Thanks to burgeoning technological sophistication, that is exactly what is happening today, with impunity. Notwithstanding the ongoing debate on citizens’ right to privacy as a basic right. And most of us are keeping quiet, instead of raising our collective voices against such intrusion. 
Switch on your computer, and you find unbidden promotional messages popping up in the midst of your work. You can have ‘firewalls’ and ‘cookies’ to prevent  such messages coming in, but it does not always work, because the sales promoters are, always, one step ahead, in sneaking in, and harvesting personal details. 
“Are sellers legally allowed to demand details of buyers’ mobile and email ID details?” my friend wondered. This is common strategy all over, especially in big stores and malls,” Moneylife told me.
There is no rule to protect us from such intrusions. Moneylife also found out that an amendment to the Consumer Protection Act, to protect citizens against  unwanted online sales pitches, has been pending for four years (because, obviously, consumers’ rights are not a priority among political strategies in the corridors of power). What a shame,  if we call ourselves a ‘democracy’ where governance  is, by definition, “for the people, of the people and by the people” – and this, in a country of 1.3 billion consumers of whom, over 700 million had mobile phones, at last count, and 500 million had access to computers and Internet.
The average citizen sees erosion of privacy as an esoteric concept “not relevant to the daily, mundane dealing that preoccupy the majority” – but this is not true. It is as much worrisome if   strangers seeking commercial benefit sneak in, seeking attention, by harvesting personal details, as it is if an unknown salesperson sneaks into our homes. Both are intrusions, and equally condemnable. So why are most consumers quietly and meekly supplying their email IDs and mobile numbers to commercial establishments whose priority is only sales and increasing profits?
Most of us are aware of email messages declaring us ‘lucky winners’ and offering fabulous ‘prizes’. Many fall for this scam, as per reports in the newspapers. Even lawyers, doctors and highly educated citizens have become victims and lost money, sometimes running to lakhs of rupees. If you think it “cannot happen to you”, just keep in mind that scamsters are always one step ahead of the law and specialise in inventing new ways of milking the gullible; the first step is to gain access by harvesting IDs and phone numbers. You do not have to give these out, except to genuine parties about whom you are sure. Would you trust a ‘decent looking’ salesperson and let him in?
(Dr Sakuntala Narasimhan is a Bengaluru-based senior journalist, writer, musician and consumer activist. She is a renowned senior vocalist in both traditions of Indian classical music - Hindustani and Carnatic, an A-graded artiste of All India Radio in both traditions. She is also a musicologist and author, and has written a book on the Rampur gharana.
Amit Kumar
6 years ago
Guess what, even Moneylife shamelessly asks for email, phone# when you try to buy an online only subscription. I can understand email, but why phone#? Practice before you preach.

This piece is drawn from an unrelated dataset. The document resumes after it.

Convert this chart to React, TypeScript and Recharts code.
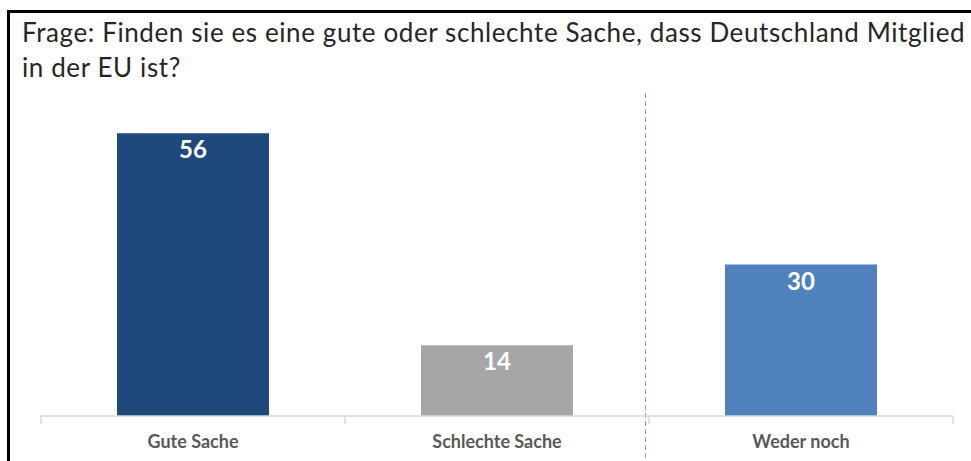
import { Bar, BarChart, Cell, LabelList, XAxis, YAxis } from "recharts";

const categories = ["Gute Sache", "Schlechte Sache", "Weder noch"];
const shares = [56, 14, 30];
const barColors = ["#1F497D", "#A6A6A6", "#4F81BD"];

const titleLines = [
  "Frage: Finden sie es eine gute oder schlechte Sache, dass Deutschland Mitglied",
  "in der EU ist?",
];

const data = categories.map((name, i) => ({ name, value: shares[i] }));

const FONT = "Lato, 'Open Sans', sans-serif";

function CategoryTick(props: any) {
  const { x, y, payload } = props;
  const half = payload?.offset || 152;
  const last = payload?.index === categories.length - 1;
  return (
    <g>
      <line x1={x - half} x2={x - half} y1={y} y2={y + 8} stroke="#D9D9D9" strokeWidth={1.5} />
      {last && (
        <line x1={x + half} x2={x + half} y1={y} y2={y + 8} stroke="#D9D9D9" strokeWidth={1.5} />
      )}
      <text
        x={x}
        y={y + 32}
        textAnchor="middle"
        fill="#595959"
        fontFamily={FONT}
        fontWeight="bold"
        fontSize={18}
      >
        {payload.value}
      </text>
    </g>
  );
}

export default function App() {
  return (
    <div
      style={{
        position: "absolute",
        left: 0,
        top: 0,
        width: 971,
        height: 461,
        overflow: "hidden",
        background: "#fff",
      }}
    >
      <div
        style={{
          position: "absolute",
          left: 7,
          top: 10,
          width: 1000,
          height: 500,
          borderLeft: "3px solid #000",
          borderTop: "3px solid #000",
        }}
      />
      <div
        style={{
          position: "absolute",
          left: 22,
          top: 15,
          fontFamily: FONT,
          fontSize: 26,
          letterSpacing: 0.6,
          lineHeight: "35px",
          color: "#262626",
          whiteSpace: "nowrap",
        }}
      >
        {titleLines.map((line) => (
          <div key={line}>{line}</div>
        ))}
      </div>
      <svg
        width={971}
        height={461}
        style={{ position: "absolute", left: 0, top: 0, pointerEvents: "none" }}
      >
        <line x1={645.5} x2={645.5} y1={93} y2={461} stroke="#7F9FD3" strokeWidth={1} strokeDasharray="5 3" />
      </svg>
      <div style={{ position: "absolute", left: 0, top: 0 }}>
        <BarChart
          width={971}
          height={461}
          data={data}
          margin={{ top: 113, right: 18, bottom: 5, left: 41 }}
          barCategoryGap="25%"
        >
          <XAxis
            dataKey="name"
            height={40}
            tickSize={0}
            tickMargin={0}
            tickLine={false}
            axisLine={{ stroke: "#D9D9D9", strokeWidth: 1.5 }}
            tick={<CategoryTick />}
            interval={0}
          />
          <YAxis hide domain={[0, 60]} width={0} />
          <Bar dataKey="value" isAnimationActive={false}>
            {data.map((d, i) => (
              <Cell key={d.name} fill={barColors[i]} />
            ))}
            <LabelList
              dataKey="value"
              position="insideTop"
              offset={8}
              fill="#FFFFFF"
              fontFamily={FONT}
              fontWeight="bold"
              fontSize={24}
            />
          </Bar>
        </BarChart>
      </div>
    </div>
  );
}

Replied to Amit Kumar comment 6 years ago
Dear Sir,
Thanks for your comment. Email ID is used to grant access to a subscriber to our online edition. Your registered mobile number is used to communicate with you, in case required, during your subscription period. Rest be assured, we do not share your contact details with anyone.
Moneylife Team
Ramesh Poapt
6 years ago
Subba Rao
6 years ago
A retailer seeking out a customer's mobile number / email ID may not always to intrude into the customer's privacy. It could also be to engage with the customer on an ongoing basis, provide information on special deals or include the customer in some kind of loyalty program. One does not need to see wrong in every move. In today's times with the mobile phone and internet being all pervasive, one's expectations of privacy should also be tempered with realism. A product/service provider engaging with a customer is not per se - predatory. There are lots of customers who want to be "in" for offers that may come up from time to time. Most of MoneyLife customers may also be investors in various listed companies. Would they not want the companies they are invested in to grow sales , engage with their customers (everyone knows that selling to an existing customer is far cheaper and hence profitable than to sell to a new customer). So, I think one needs to take a balanced view of what constitutes privacy. As a customer, when I opt for a loyalty program or a customer engagement program , I have the option of opting out of notifications if I do not want to receive regular communication. And to assume that every retailer would want to be a database vendor (sell customer data) is imagining devils where none exist. A nuanced view of these matters is necessary.